Es cierto que disponen de un Consejo del Poder Judicial como órgano de los jueces y magistrados, con sus competencias; selección, nombramiento y régimen disciplinario, pero, lo cierto es que quienes integran la Judicatura del Estado, están claramente subordinados a la actuación del Poder Ejecutivo.

He aquí un ejemplo claro y conciso: la retribución económica que se abona a los jueces –funcionarios públicos cualificados– por la labor jurisdiccional que realizan y que es en sí mismo, un elemento esencial de la relación jurídico-profesional que les vincula con el Estado, no la abona el Consejo del Poder Judicial, –como pudiera parecer lógico– sino el Ministerio de Justicia.

Ante esta barbaridad democrática, una pequeña y tímida reflexión: Solo unos pocos, a quienes prescindo nombrar, muerden a quien les da de comer.

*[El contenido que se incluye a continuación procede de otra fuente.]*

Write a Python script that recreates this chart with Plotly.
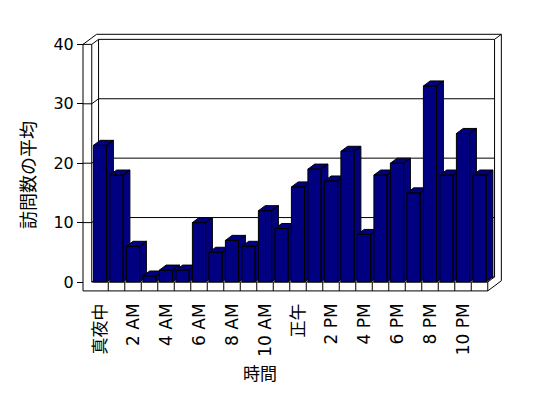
import plotly.graph_objects as go

# ---- data ----
hours = ["真夜中", "1 AM", "2 AM", "3 AM", "4 AM", "5 AM", "6 AM", "7 AM", "8 AM", "9 AM",
         "10 AM", "11 AM", "正午", "1 PM", "2 PM", "3 PM", "4 PM", "5 PM", "6 PM", "7 PM",
         "8 PM", "9 PM", "10 PM", "11 PM"]
visits = [23, 18, 6, 1, 2, 2, 10, 5, 7, 6, 12, 9, 16, 19, 17, 22, 8, 18, 20, 15, 33, 18, 25, 18]
tick_labels = ["真夜中", "2 AM", "4 AM", "6 AM", "8 AM", "10 AM", "正午", "2 PM", "4 PM",
               "6 PM", "8 PM", "10 PM"]
y_ticks = [0, 10, 20, 30, 40]
x_title = "時間"
y_title = "訪問数の平均"

# ---- style / geometry constants ----
NAVY = "#000080"
FONT = "DejaVu Sans, Noto Sans CJK JP, sans-serif"
BW = 0.4          # half width of bar front face (category units)
DX = 0.412        # depth offset, x (category units)
DY = 0.85         # depth offset, y (value units)
n = len(visits)
xL = -0.5
xR = n - 0.5
xLo = xL - 0.53   # outer face of left wall
vTop = y_ticks[-1]
vF = -1.5         # bottom of floor slab

fig = go.Figure()

# bars: side, top, front faces (drawn left to right)
for i, v in enumerate(visits):
    xs = [i + BW, i + BW, i + BW + DX, i + BW + DX, i + BW, None,
          i - BW, i + BW, i + BW + DX, i - BW + DX, i - BW, None,
          i - BW, i + BW, i + BW, i - BW, i - BW]
    ys = [0, v, v + DY, DY, 0, None,
          v, v, v + DY, v + DY, v, None,
          0, 0, v, v, 0]
    fig.add_trace(go.Scatter(x=xs, y=ys, mode="lines", fill="toself",
                             fillcolor=NAVY, line=dict(color="black", width=1),
                             hoverinfo="skip", showlegend=False, name=hours[i]))

# frame (walls / floor) as shapes
segs = []
def seg(x0, y0, x1, y1):
    segs.append(dict(type="line", xref="x", yref="y", x0=x0, y0=y0, x1=x1, y1=y1,
                     line=dict(color="black", width=1), layer="below"))

# left wall front face
seg(xLo, vF, xLo, vTop)
seg(xLo, vTop, xL, vTop)
seg(xL, vTop, xL, 0)
# floor front face
seg(xLo, vF, xR, vF)
seg(xL, 0, xR, 0)
seg(xR, vF, xR, 0)
for k in range(n - 1):
    seg(k + 0.5, vF, k + 0.5, 0)
# floor right side
seg(xR, 0, xR + DX, DY)
seg(xR, vF, xR + 2 * DX, vF + 2 * DY)
# back wall right face
seg(xR + DX, DY, xR + DX, vTop + DY)
seg(xR + 2 * DX, vF + 2 * DY, xR + 2 * DX, vTop + 2 * DY)
seg(xR + DX, vTop + DY, xR + 2 * DX, vTop + 2 * DY)
# floor / back wall junction
seg(xL + DX, DY, xR + DX, DY)
# back wall tops
seg(xL + DX, vTop + DY, xR + DX, vTop + DY)
seg(xLo + 2 * DX, vTop + 2 * DY, xR + 2 * DX, vTop + 2 * DY)
# left wall top
seg(xLo, vTop, xLo + 2 * DX, vTop + 2 * DY)
seg(xL, vTop, xL + DX, vTop + DY)
# left wall / back wall corner and inner bottom
seg(xL + DX, DY, xL + DX, vTop + DY)
seg(xL, 0, xL + DX, DY)
# gridlines
for t in y_ticks[1:-1]:
    seg(xLo, t, xL, t)
    seg(xL, t, xL + DX, t + DY)
    seg(xL + DX, t + DY, xR + DX, t + DY)

L, R, T, B = 76, 40, 28, 102
W = 548 - L - R
H = 398 - T - B
fig.update_layout(
    width=548, height=398,
    margin=dict(l=L, r=R, t=T, b=B, pad=0, autoexpand=False),
    paper_bgcolor="white", plot_bgcolor="white",
    showlegend=False, hovermode=False,
    font=dict(family=FONT, size=16, color="black"),
    shapes=segs,
    xaxis=dict(range=[-1.4545, 24.727], tickmode="array",
               tickvals=[hours.index(t) for t in tick_labels], ticktext=tick_labels,
               tickangle=-90, ticks="", showgrid=False, zeroline=False, showline=False,
               tickfont=dict(size=17), fixedrange=True, automargin=False,
               ticklabelstandoff=3),
    yaxis=dict(range=[-2.357, 42.76], tickmode="array", tickvals=y_ticks,
               ticks="outside", ticklen=6, tickcolor="black", tickwidth=1,
               showgrid=False, zeroline=False, showline=False,
               anchor="free", position=(83 - L) / W,
               tickfont=dict(size=16), fixedrange=True, automargin=False),
    annotations=[
        dict(text=x_title, xref="paper", yref="paper", x=(260 - L) / W, y=-(374 - (398 - B)) / H,
             showarrow=False, font=dict(size=17), xanchor="center", yanchor="middle"),
        dict(text=y_title, xref="paper", yref="paper", x=(28 - L) / W, y=(398 - B - 175) / H,
             showarrow=False, font=dict(size=18), textangle=-90, xanchor="center", yanchor="middle"),
    ],
)

fig.write_html("out.html", config={"displayModeBar": False},
               post_script="document.body.style.margin='0px';document.body.style.overflow='hidden';")
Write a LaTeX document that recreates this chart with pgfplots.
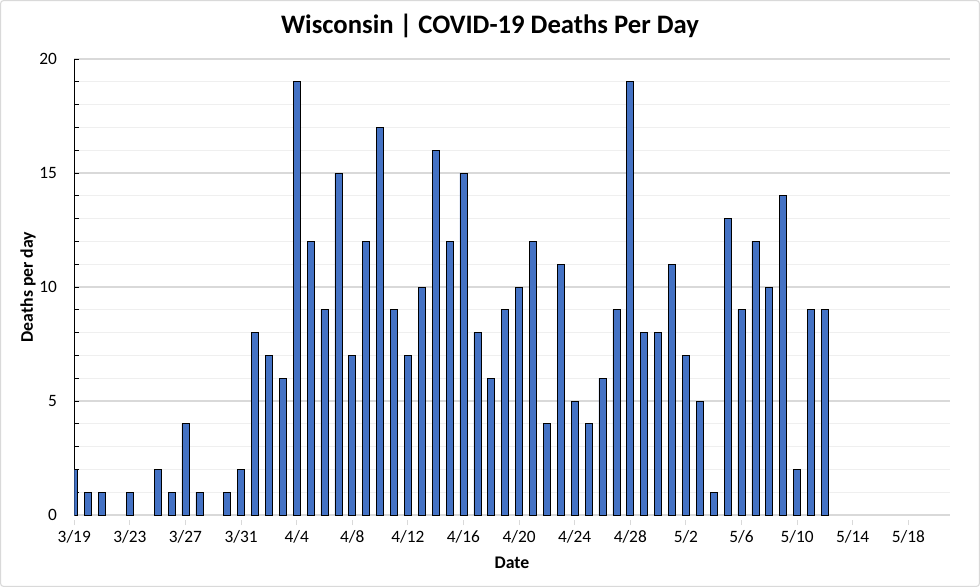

Cuando en democracia se otorga el ejercicio del poder y se ejerce sin manifiesta coerción, puede llegar incluso a disolverse en el consentimiento –de esto algo saben los españoles– ya que el objetivo del poder inteligente se traduce en que, «el poder del poder», llegue a obtener sus objetivos sin un mandato expreso. Algo que espero no tener que conocer.

La experiencia acumulada a lo largo del tiempo conduce de manera clara y evidente a una conclusión que nos indica que, al poder, «siempre» se le debe exigir intermediación, evitando confundir la tolerancia con el respeto. Porque de no ser así, si no hay participación y respeto, indefectiblemente, el poder se conmuta en violencia.

Una pregunta: En estas condiciones, ¿es serio plantear la bilateralidad?